GNVF – O contrato do trabalhador infantil é considerado nulo do ponto de vista do direito. No entanto, ele tem os mesmos direitos do trabalhador contratado regularmente. A ação pode ser movida pela pessoa responsável por aquele trabalhador, como o pai e o tutor, mas sabemos que em muitos casos os próprios pais concordam com o ingresso do menor no mercado de trabalho, mesmo que irregularmente. São, muitas vezes, os pais que cedem as crianças. Há situações ainda mais dramáticas em que eles até comercializam os filhos. Logo, quem tem que se engajar diretamente nessas ações é o Ministério Público do Trabalho. Devemos procurar meios, legais e judiciais, que possam penalizar e impedir que se continue a exploração do trabalho infantil.

JC – Quais direitos podem ser reivindicados?
GNVF – FGTS, horas trabalhadas… O que se está construindo perante o Ministério Público, e esse livro irá tratar disso também, é a possibilidade de serem atribuídos aos trabalhadores infantis outros tipos de direito. Por exemplo, o dano moral pela exploração que causou males irreversíveis à formação da criança ou do pré-adolescente, que foi exposto ao mercado de trabalho e assim acabou não tendo acesso à educação e  oportunidade de ter estabelecido uma formação intelectual apropriada. Isso faz com que, além daqueles direitos que normalmente lhe seriam assegurados, tenha acesso também a essa indenização moral, que servirá, do ponto de vista patrimonial, para auxiliá-lo. Já nos casos de exploração reiterada, por uma empresa que se utiliza de mão de obra infantil, poderemos pensar também no dano moral coletivo. Ou seja, uma indenização atribuída pelo dano causado à sociedade. Afinal se trata-se de uma lesão que causa repulsa a toda a sociedade. Nesse caso, o Ministério Público pode pedir o dano moral coletivo, além das indenizações individuais.

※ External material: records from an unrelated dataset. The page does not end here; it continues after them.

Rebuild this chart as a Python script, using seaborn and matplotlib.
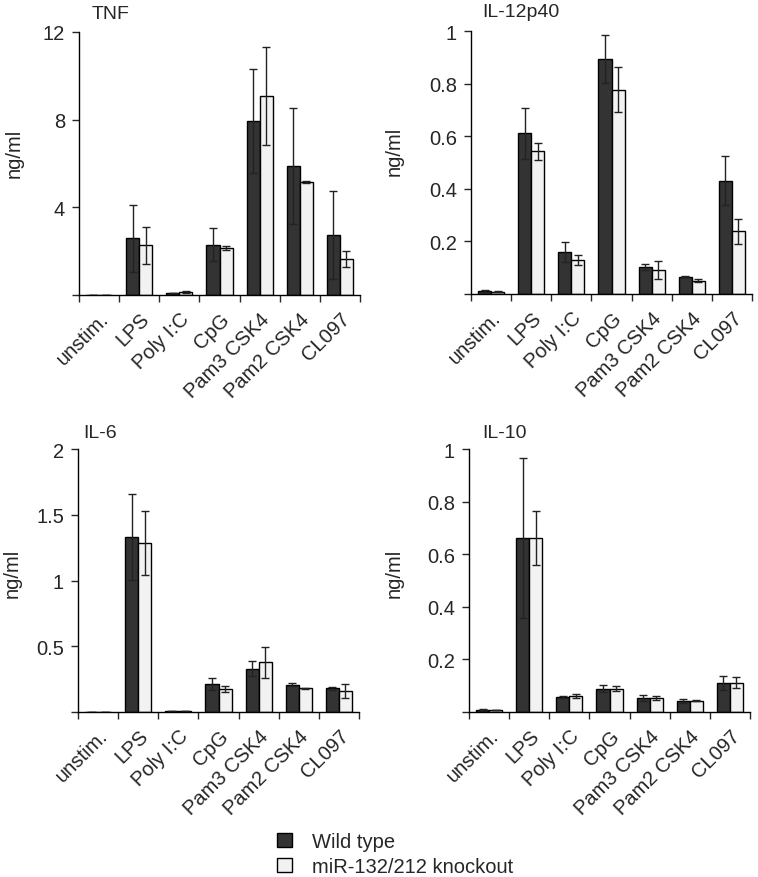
import pandas as pd
import matplotlib
matplotlib.use("Agg")
import matplotlib.pyplot as plt
import seaborn as sns
from matplotlib.patches import Patch

sns.set_style("ticks")
plt.rcParams['font.family'] = ['Liberation Sans', 'DejaVu Sans']

# Stimuli and genotypes
stimuli = ["unstim.", "LPS", "Poly I:C", "CpG", "Pam3 CSK4", "Pam2 CSK4", "CL097"]
groups = ["Wild type", "miR-132/212 knockout"]
colors = ["#333333", "#f2f2f2"]

# Means and error, ng/ml
tnf_wt = [0.02, 2.58, 0.09, 2.29, 7.94, 5.89, 2.75]
tnf_ko = [0.02, 2.26, 0.12, 2.15, 9.07, 5.16, 1.65]
tnf_wt_err = [0.0, 1.53, 0.02, 0.76, 2.39, 2.64, 2.0]
tnf_ko_err = [0.0, 0.84, 0.04, 0.10, 2.23, 0.04, 0.38]

il12_wt = [0.010, 0.611, 0.160, 0.893, 0.102, 0.066, 0.430]
il12_ko = [0.008, 0.542, 0.130, 0.777, 0.092, 0.050, 0.238]
il12_wt_err = [0.004, 0.096, 0.037, 0.090, 0.011, 0.003, 0.093]
il12_ko_err = [0.002, 0.034, 0.019, 0.085, 0.035, 0.006, 0.048]

il6_wt = [0.003, 1.33, 0.007, 0.213, 0.330, 0.208, 0.180]
il6_ko = [0.003, 1.284, 0.008, 0.173, 0.378, 0.180, 0.162]
il6_wt_err = [0.0, 0.325, 0.002, 0.046, 0.058, 0.012, 0.012]
il6_ko_err = [0.0, 0.244, 0.003, 0.023, 0.118, 0.006, 0.053]

il10_wt = [0.008, 0.662, 0.058, 0.089, 0.053, 0.042, 0.110]
il10_ko = [0.007, 0.662, 0.060, 0.089, 0.053, 0.043, 0.112]
il10_wt_err = [0.002, 0.305, 0.003, 0.013, 0.010, 0.006, 0.027]
il10_ko_err = [0.001, 0.103, 0.008, 0.011, 0.008, 0.003, 0.020]

panels = [
    ("TNF", tnf_wt, tnf_ko, tnf_wt_err, tnf_ko_err, [0, 4, 8, 12], ["", "4", "8", "12"],
     [79, 296], (0.046, 1.053), (-0.196, 0.544)),
    ("IL-12p40", il12_wt, il12_ko, il12_wt_err, il12_ko_err, [0, 0.2, 0.4, 0.6, 0.8, 1],
     ["", "0.2", "0.4", "0.6", "0.8", "1"], [471, 295], (0.039, 1.057), (-0.238, 0.546)),
    ("IL-6", il6_wt, il6_ko, il6_wt_err, il6_ko_err, [0, 0.5, 1, 1.5, 2],
     ["", "0.5", "1", "1.5", "2"], [78, 713], (0.018, 1.046), (-0.199, 0.532)),
    ("IL-10", il10_wt, il10_ko, il10_wt_err, il10_ko_err, [0, 0.2, 0.4, 0.6, 0.8, 1],
     ["", "0.2", "0.4", "0.6", "0.8", "1"], [469, 713], (0.046, 1.046), (-0.231, 0.532)),
]

W, H = 758, 878
fig = plt.figure(figsize=(W / 100, H / 100), dpi=100)

for title, wt, ko, wt_err, ko_err, yticks, ylabels, (left, bottom), tpos, lpos in panels:
    ax = fig.add_axes([left / W, 1 - bottom / H, 281 / W, 263 / H])
    df = pd.DataFrame({
        "stimulus": stimuli * 2,
        "group": [groups[0]] * 7 + [groups[1]] * 7,
        "value": wt + ko,
    })
    sns.barplot(data=df, x="stimulus", y="value", hue="group", hue_order=groups,
                palette=colors, errorbar=None, width=0.65, edgecolor="black",
                linewidth=1, legend=False, ax=ax)
    for cont, errs in zip(ax.containers, [wt_err, ko_err]):
        for patch, e in zip(cont.patches, errs):
            ax.errorbar(patch.get_x() + patch.get_width() / 2, patch.get_height(), yerr=e,
                        color="#222222", elinewidth=1, capsize=2.8, capthick=1, fmt="none")
    ax.set_xlim(-0.5, 6.5)
    ax.set_ylim(0, yticks[-1])
    ax.set_yticks(yticks)
    ax.set_yticklabels(ylabels, fontsize=14.5)
    ax.set_xticks(range(7))
    ax.set_xticklabels(stimuli, rotation=45, ha="right", rotation_mode="anchor", fontsize=14.5)
    ax.set_xticks([i - 0.5 for i in range(8)], minor=True)
    ax.tick_params(axis="x", which="major", length=0, pad=10)
    ax.tick_params(axis="x", which="minor", length=5, width=1, direction="out")
    ax.tick_params(axis="y", length=5, width=1, direction="out", pad=5)
    ax.set_xlabel("")
    ax.set_ylabel("ng/ml", fontsize=14.5)
    ax.yaxis.set_label_coords(*lpos)
    ax.text(tpos[0], tpos[1], title, transform=ax.transAxes, ha="left", va="baseline", fontsize=14)
    sns.despine(ax=ax)
    for s in ["left", "bottom"]:
        ax.spines[s].set_linewidth(1)
        ax.spines[s].set_color("black")

handles = [Patch(facecolor=c, edgecolor="black", linewidth=1, label=g) for c, g in zip(colors, groups)]
fig.legend(handles=handles, loc="upper left", bbox_to_anchor=(277 / W, 1 - 833 / H),
           frameon=False, fontsize=14.5, handlelength=0.75, handleheight=0.75,
           handletextpad=1.0, labelspacing=0.3, borderpad=0, borderaxespad=0)

fig.savefig("out.png", dpi=100)
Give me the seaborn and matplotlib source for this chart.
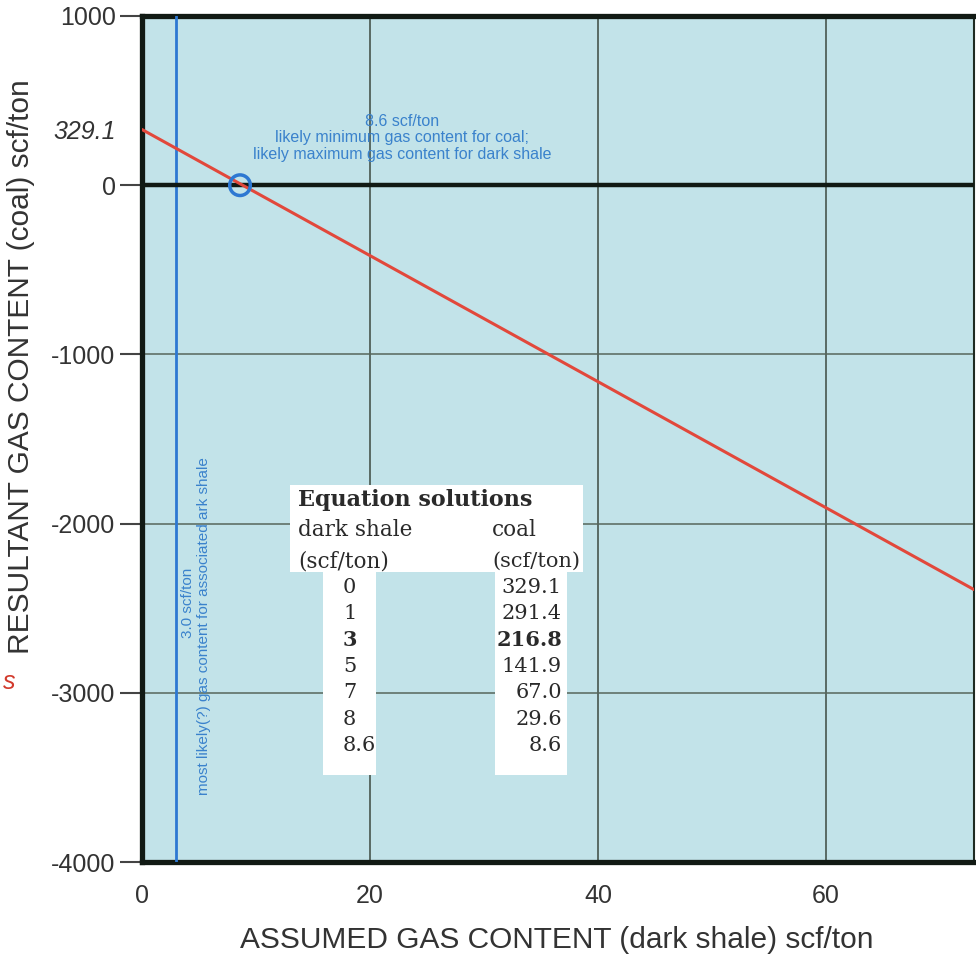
import numpy as np
import pandas as pd
import matplotlib
matplotlib.use("Agg")
import matplotlib.pyplot as plt
import seaborn as sns
from matplotlib.patches import Rectangle

# equation solutions (dark shale vs coal, scf/ton)
shale_vals = [0, 1, 3, 5, 7, 8, 8.6]
coal_vals = [329.1, 291.4, 216.8, 141.9, 67.0, 29.6, 8.6]
shale_labels = ["0", "1", "3", "5", "7", "8", "8.6"]
coal_labels = ["329.1", "291.4", "216.8", "141.9", "67.0", "29.6", "8.6"]
bold_row = 2

# resultant line (extends to right edge)
line_x = [0, 8.6, 73]
line_y = [329.1, 8.6, -2390]

# marked points
min_coal_x = [8.6]
min_coal_y = [0]
likely_shale = 3.0

x_ticks = [0, 20, 40, 60]
y_ticks = [1000, 329.1, 0, -1000, -2000, -3000, -4000]
y_tick_labels = ["1000", "329.1", "0", "-1000", "-2000", "-3000", "-4000"]

sns.set_style("white")
plt.rcParams["font.family"] = ["Liberation Sans", "DejaVu Sans"]

fig = plt.figure(figsize=(9.76, 9.6), dpi=100)
ax = fig.add_axes([142 / 976, 98 / 960, 832 / 976, 846 / 960])
ax.set_facecolor("#c2e3e9")

df = pd.DataFrame({"shale": line_x, "coal": line_y})
sns.lineplot(data=df, x="shale", y="coal", color="#e2483b", linewidth=2.2, ax=ax, zorder=4)

ax.axvline(likely_shale, color="#2d78d2", linewidth=2.0, zorder=3)
ax.axhline(0, color="#111a14", linewidth=3.2, zorder=3)

pts = pd.DataFrame({"x": min_coal_x, "y": min_coal_y})
sns.scatterplot(data=pts, x="x", y="y", s=220, facecolor="none", edgecolor="#2d78d2",
                linewidth=2.5, ax=ax, zorder=5)

ax.set_xlim(0, 73)
ax.set_ylim(-4000, 1000)

# grid
for gx in x_ticks[1:]:
    ax.axvline(gx, color="#3c4a40", linewidth=1.1, zorder=2)
for gy in [-1000, -2000, -3000]:
    ax.axhline(gy, color="#56665b", linewidth=1.1, zorder=2)

ax.set_xticks(x_ticks)
ax.set_xticklabels([str(t) for t in x_ticks])
ax.set_yticks(y_ticks)
ax.set_yticklabels(y_tick_labels)
ax.tick_params(axis="x", length=0, pad=16, labelsize=18, labelcolor="#333333")
ax.tick_params(axis="y", length=16, width=1.5, color="#444444", pad=3,
               labelsize=18, labelcolor="#333333", left=True)
ax.yaxis.get_major_ticks()[1].tick1line.set_visible(False)
ax.get_yticklabels()[1].set_fontstyle("italic")

for side in ["left", "top", "bottom"]:
    ax.spines[side].set_linewidth(3.8)
    ax.spines[side].set_color("#111a14")
ax.spines["right"].set_linewidth(1.5)
ax.spines["right"].set_color("#1e2a22")

ax.set_xlabel("")
ax.set_ylabel("")
fig.text(557 / 976, 1 - 940 / 960, "ASSUMED GAS CONTENT (dark shale) scf/ton",
         fontsize=21.5, color="#333333", ha="center", va="center")
fig.text(21 / 976, 1 - 367 / 960, "RESULTANT GAS CONTENT (coal) scf/ton", rotation=90,
         fontsize=21.5, color="#333333", ha="center", va="center")
fig.text(0.003, 1 - 682 / 960, "s", color="#d23a2c", fontsize=18, style="italic",
         ha="left", va="center")

# blue annotations
blue = "#3a82cc"
ax.text(0.3125, 0.856, "8.6 scf/ton\nlikely minimum gas content for coal;\n"
        "likely maximum gas content for dark shale", transform=ax.transAxes,
        ha="center", va="center", fontsize=11.5, color=blue, linespacing=1.15, zorder=6)
ax.text(0.0553, 0.306, "3.0 scf/ton", transform=ax.transAxes, rotation=90,
        ha="center", va="center", fontsize=11, color=blue, zorder=6)
ax.text(0.0745, 0.279, "most likely(?) gas content for associated ark shale",
        transform=ax.transAxes, rotation=90, ha="center", va="center",
        fontsize=11, color=blue, zorder=6)

# equation solutions table
for (x0, y0, w, h) in [(0.178, 0.343, 0.352, 0.103), (0.2175, 0.103, 0.064, 0.240),
                       (0.424, 0.103, 0.0865, 0.240)]:
    ax.add_patch(Rectangle((x0, y0), w, h, transform=ax.transAxes,
                           facecolor="white", edgecolor="none", zorder=6))

serif = ["DejaVu Serif"]
tcol = "#2a2a2a"
ax.text(0.1875, 0.428, "Equation solutions", transform=ax.transAxes, family=serif,
        fontsize=16, fontweight="bold", color=tcol, va="center", zorder=7)
ax.text(0.1875, 0.392, "dark shale", transform=ax.transAxes, family=serif,
        fontsize=15.5, color=tcol, va="center", zorder=7)
ax.text(0.1875, 0.355, "(scf/ton)", transform=ax.transAxes, family=serif,
        fontsize=15.5, color=tcol, va="center", zorder=7)
ax.text(0.4207, 0.392, "coal", transform=ax.transAxes, family=serif,
        fontsize=15.5, color=tcol, va="center", zorder=7)
ax.text(0.4207, 0.355, "(scf/ton)", transform=ax.transAxes, family=serif,
        fontsize=15, color=tcol, va="center", zorder=7)
for i, (s, c) in enumerate(zip(shale_labels, coal_labels)):
    yy = 0.325 - i * 0.0313
    wt = "bold" if i == bold_row else "normal"
    ax.text(0.2416, yy, s, transform=ax.transAxes, family=serif, fontsize=15,
            fontweight=wt, color=tcol, ha="left", va="center", zorder=7)
    ax.text(0.5048, yy, c, transform=ax.transAxes, family=serif, fontsize=15,
            fontweight=wt, color=tcol, ha="right", va="center", zorder=7)

fig.savefig("out.png", dpi=100, facecolor="white")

JC – Ainda são poucas as ações nesse sentido na Justiça do Trabalho, certo?
GNVF – Uma das funções deste livro é fazer com que esse tema ingresse dentro da dogmática da Justiça Trabalhista, de modo que esse tipo de ação seja cada vez mais proposto. Daí porque resolvemos fazer esse livro, com o enfoque na área trabalhista, uma vez que são poucas as ações que têm essa focalização.